- **Extracted entries**:
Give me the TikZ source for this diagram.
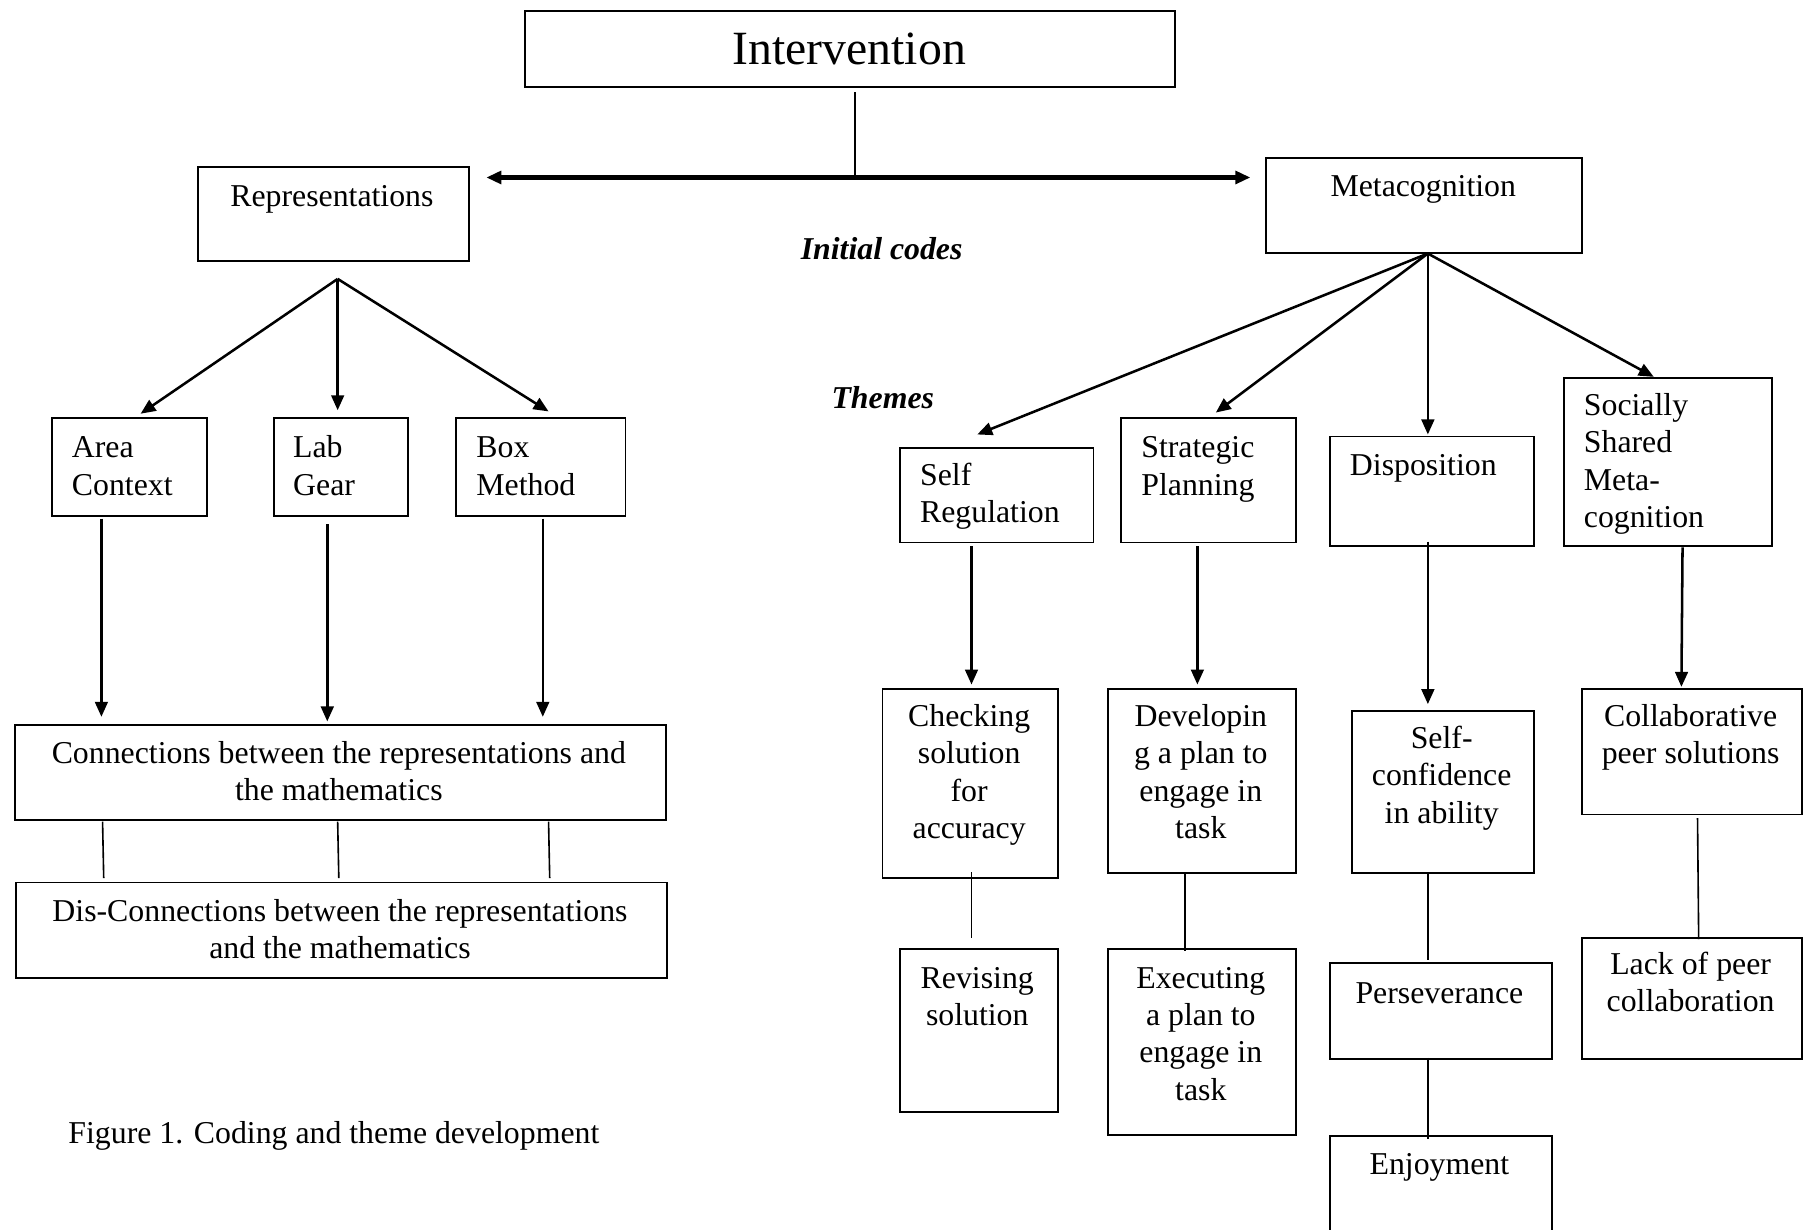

==

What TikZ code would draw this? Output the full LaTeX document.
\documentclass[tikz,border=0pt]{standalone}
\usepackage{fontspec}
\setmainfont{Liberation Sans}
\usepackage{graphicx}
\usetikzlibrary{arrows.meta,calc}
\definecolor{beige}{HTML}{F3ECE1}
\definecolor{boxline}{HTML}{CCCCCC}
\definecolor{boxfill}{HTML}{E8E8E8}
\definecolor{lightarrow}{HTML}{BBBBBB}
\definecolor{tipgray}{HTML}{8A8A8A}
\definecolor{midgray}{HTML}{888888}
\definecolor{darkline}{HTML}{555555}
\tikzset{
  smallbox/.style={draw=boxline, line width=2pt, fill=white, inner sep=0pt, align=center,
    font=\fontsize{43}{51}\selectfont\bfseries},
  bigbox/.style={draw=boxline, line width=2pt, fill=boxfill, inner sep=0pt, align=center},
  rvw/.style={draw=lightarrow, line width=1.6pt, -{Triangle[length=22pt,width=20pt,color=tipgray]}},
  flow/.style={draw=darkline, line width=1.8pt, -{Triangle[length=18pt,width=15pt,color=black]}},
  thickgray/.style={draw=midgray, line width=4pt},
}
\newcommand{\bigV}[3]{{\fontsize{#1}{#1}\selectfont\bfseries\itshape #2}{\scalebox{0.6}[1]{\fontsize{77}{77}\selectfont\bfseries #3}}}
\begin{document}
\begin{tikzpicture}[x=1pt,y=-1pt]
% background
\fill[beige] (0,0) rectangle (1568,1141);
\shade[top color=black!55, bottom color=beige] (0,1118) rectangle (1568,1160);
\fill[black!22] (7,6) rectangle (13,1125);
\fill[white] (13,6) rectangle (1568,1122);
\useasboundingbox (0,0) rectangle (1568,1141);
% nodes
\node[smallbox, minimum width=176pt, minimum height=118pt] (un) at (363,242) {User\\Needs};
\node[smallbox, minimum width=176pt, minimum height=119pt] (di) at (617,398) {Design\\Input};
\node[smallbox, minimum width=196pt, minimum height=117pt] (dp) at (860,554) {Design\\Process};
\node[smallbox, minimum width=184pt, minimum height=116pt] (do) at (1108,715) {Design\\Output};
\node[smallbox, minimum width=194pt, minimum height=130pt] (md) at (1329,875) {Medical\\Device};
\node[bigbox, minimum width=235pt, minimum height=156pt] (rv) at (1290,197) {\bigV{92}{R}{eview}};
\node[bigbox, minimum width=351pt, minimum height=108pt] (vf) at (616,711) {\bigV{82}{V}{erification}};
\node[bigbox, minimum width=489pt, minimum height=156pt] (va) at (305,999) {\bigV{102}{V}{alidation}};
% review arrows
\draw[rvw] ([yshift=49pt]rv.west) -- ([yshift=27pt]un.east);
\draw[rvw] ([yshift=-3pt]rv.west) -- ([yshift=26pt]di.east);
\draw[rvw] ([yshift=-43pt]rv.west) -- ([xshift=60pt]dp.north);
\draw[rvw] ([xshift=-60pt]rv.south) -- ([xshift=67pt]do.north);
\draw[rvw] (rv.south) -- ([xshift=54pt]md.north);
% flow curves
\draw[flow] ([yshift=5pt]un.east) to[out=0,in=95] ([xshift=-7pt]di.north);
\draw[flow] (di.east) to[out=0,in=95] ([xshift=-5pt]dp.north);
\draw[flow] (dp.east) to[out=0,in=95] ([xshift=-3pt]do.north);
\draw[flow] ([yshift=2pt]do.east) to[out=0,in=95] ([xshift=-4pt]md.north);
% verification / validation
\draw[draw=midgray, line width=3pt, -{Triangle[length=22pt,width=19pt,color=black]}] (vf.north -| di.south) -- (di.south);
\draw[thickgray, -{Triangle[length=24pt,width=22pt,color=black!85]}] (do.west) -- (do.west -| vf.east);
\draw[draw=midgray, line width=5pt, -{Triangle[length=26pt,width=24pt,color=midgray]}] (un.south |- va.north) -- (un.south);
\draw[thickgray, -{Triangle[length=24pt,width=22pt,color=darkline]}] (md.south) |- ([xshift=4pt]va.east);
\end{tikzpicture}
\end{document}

- **Aim of the exercise**: Report the count of lines in the entries that contain the string "this", and nothing besides it.

- **Worked solution**: 2